How much does home staging actually cost, and why?
If you’ve ever looked at a styling quote and thought “how does it add up to that?”, it’s a fair question. A figure like $4,500 can feel like a big call when you’re already juggling everything that comes with getting a property to market.
So rather than talk in general terms, here’s exactly what goes into that number, using a real Brisbane property as the example.

Most people think styling starts when the truck pulls up. It starts well before that.
It begins with an in-home consultation. One of our stylists heads out, walks through the property, takes photos, and talks through the layout, the target buyer, and what the campaign needs to achieve.
By the time a quote lands in your inbox, there’s already been a couple of hours spent understanding the home and how it should be presented.
From there the quoting team builds out the scope, often going back and forth with the homeowner or agent to fine-tune it. That might be changing a room’s purpose, adjusting the furniture direction, or making sure the setup matches the buyer we’re trying to attract.

This is where the bulk of the work happens, and almost none of it is visible.
Before install day, there’s around six hours of team time going into a single job:
- Planning the layout of every room
- Selecting furniture that suits the home and the buyer
- Choosing artwork, linen and accessories
- Pulling every item from the warehouse
- Loading and preparing everything for delivery
It’s not just picking nice pieces. It’s making sure everything works together for the specific property.
The Greenslopes home in this example sits on a busy main road, so the styling had to work harder. It needed to help buyers settle into the space quickly and read past the location.

Install day is the part most people see, but it’s the shortest stage by far.
The team arrives, furniture goes in, artwork gets hung, beds are made, and the home is finished ready for photography and opens. What looks like a quick turnaround is only possible because of the planning beforehand. Without that prep, installs drag out and feel disjointed. With it, everything comes together in a few hours.
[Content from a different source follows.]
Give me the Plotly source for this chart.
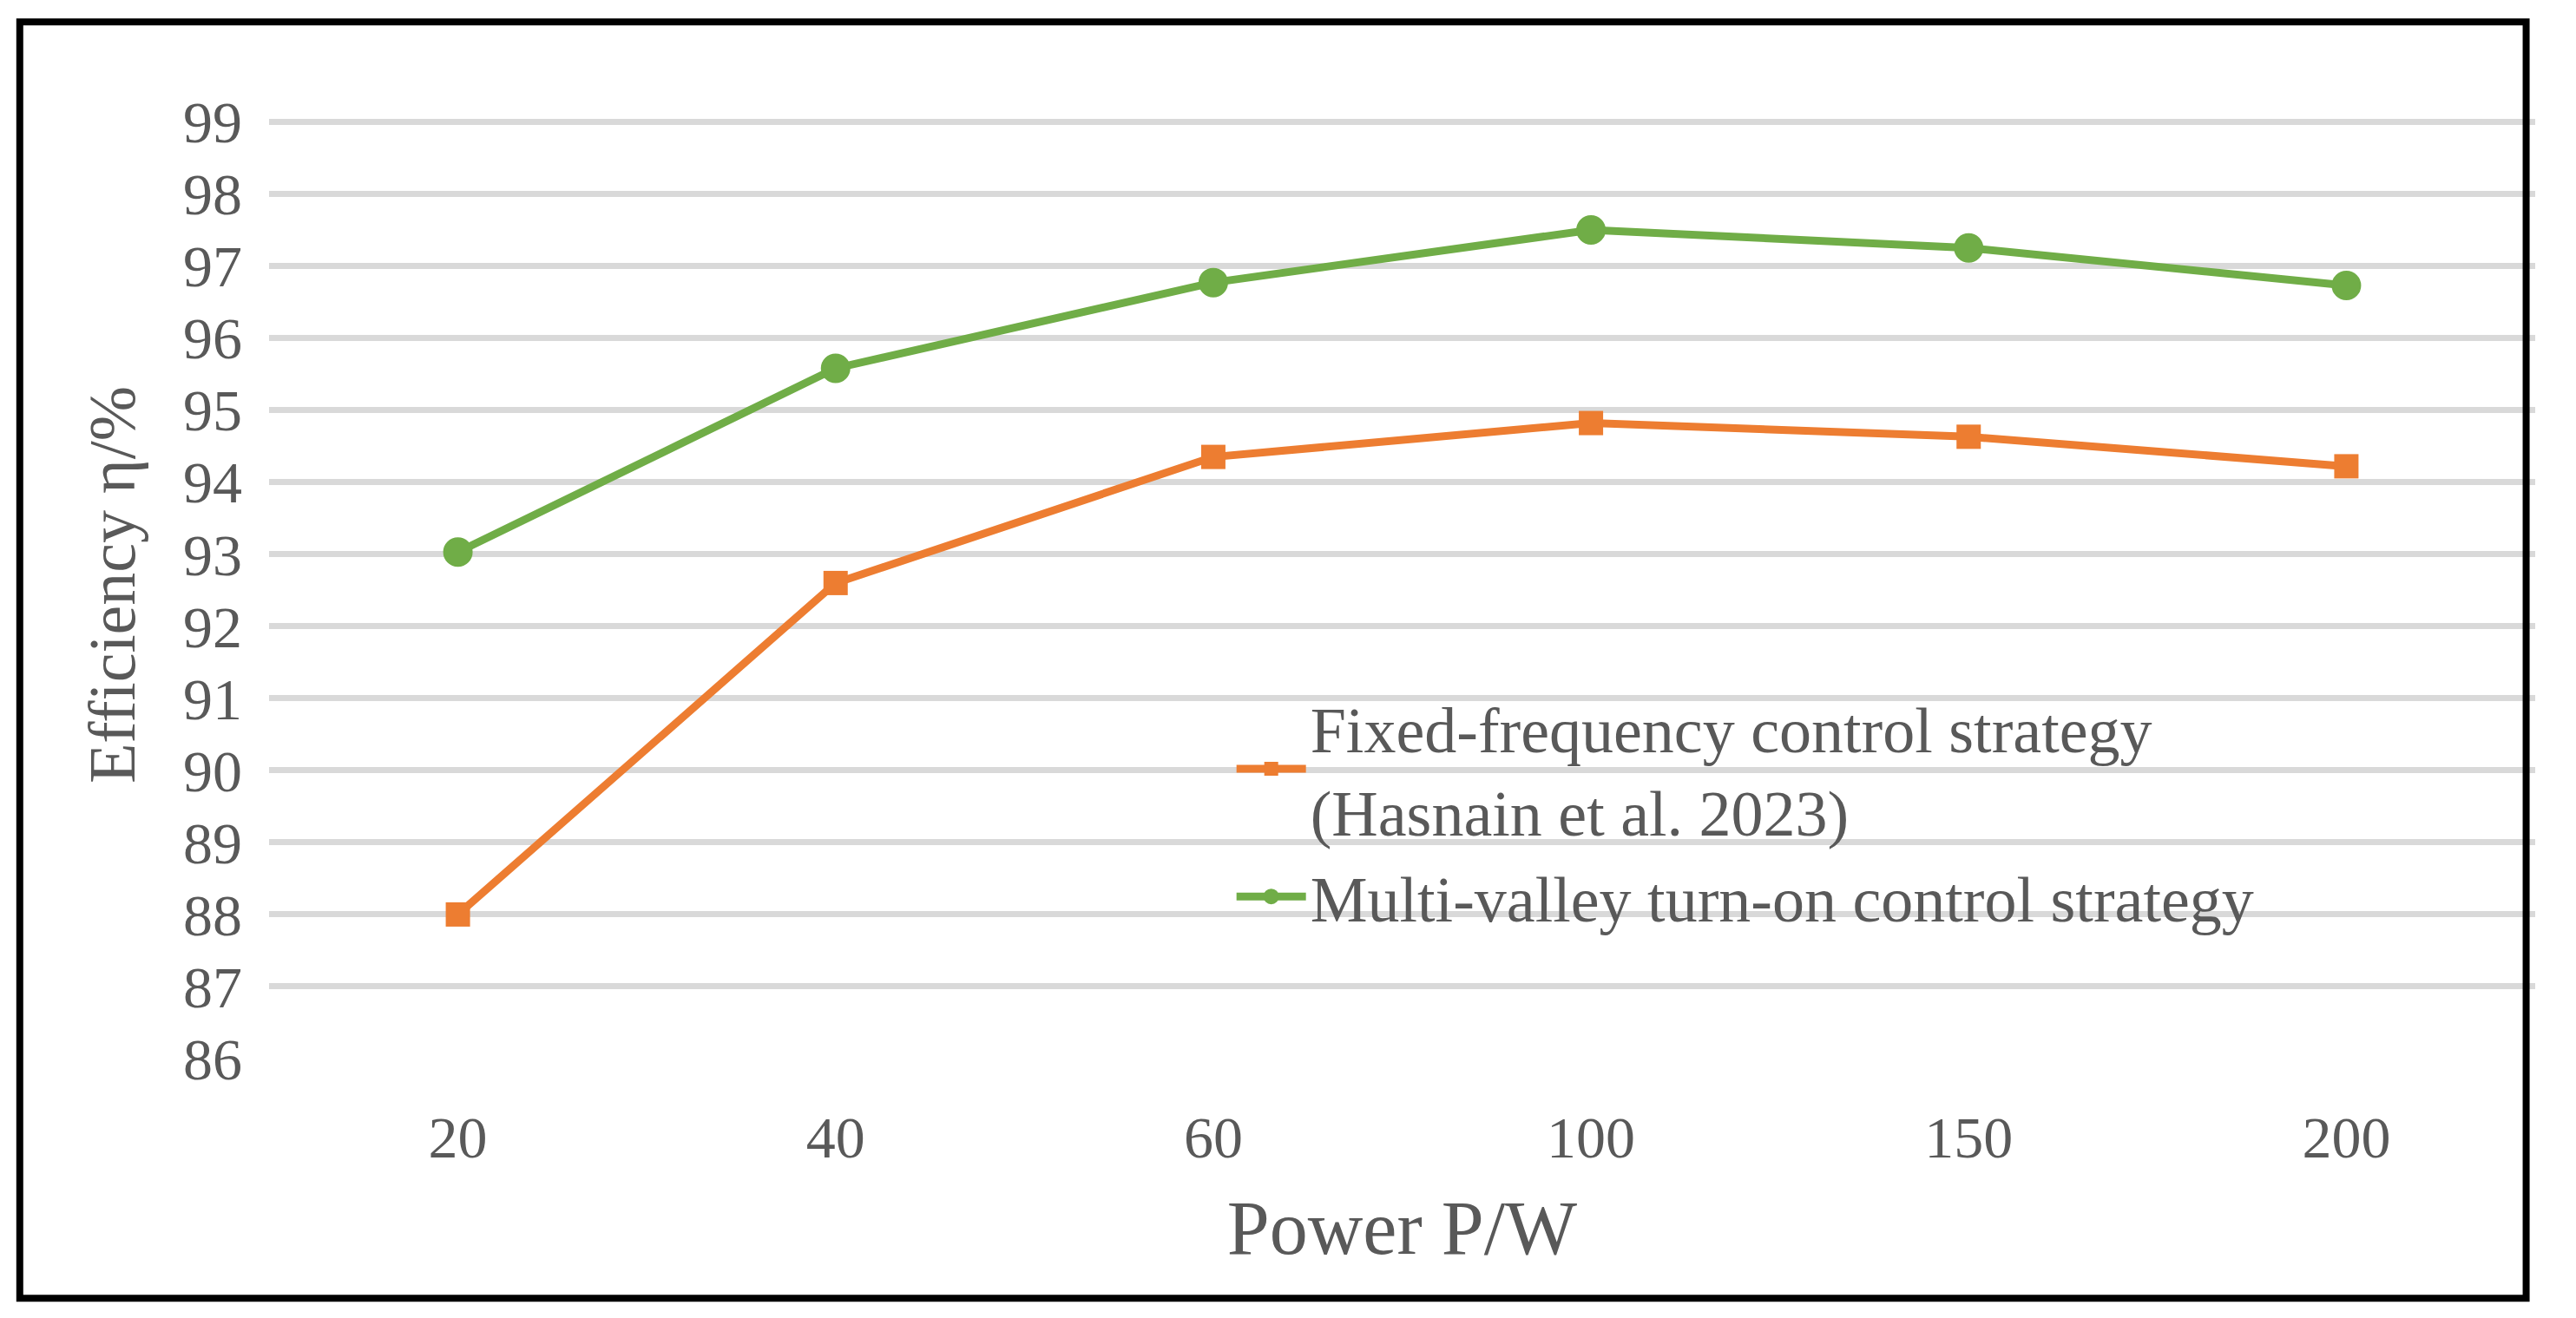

For this property, the styling covered three bedrooms, a sunroom set up as a study, the living and dining areas, and a small outdoor setting.
The furniture direction was chosen to suit the home and its likely buyer, in this case first-home buyers and investors. So rather than going overly high-end or overly stylised, the pieces were chosen to feel right for the property: neutral base pieces, flexible layouts, and a setup that helps buyers picture how they’d actually use the space.
Even small calls, like whether to use a round or rectangular dining table, come down to layout and flow.

Once styled, the furniture stays in place for the campaign, usually up to eight weeks. After that, the whole process runs in reverse. The team returns, collects everything, transports it back to the warehouse, and resets it for the next property.
Then there are the costs that don’t always get considered: insurance, cleaning, maintenance, and the marketing that gets more eyes on the property.

The furniture hire is only one piece of it, and a small one. What you’re really paying for is the planning, the time across multiple teams, and the ability to present the home clearly to buyers from day one.
That last part is the whole point. The goal is to get it right at the start, so the property performs in those first few weeks on the market rather than needing to be reset later. A home that lands well in its first opens is a home that sells faster, and staging is what gives it the best shot at that.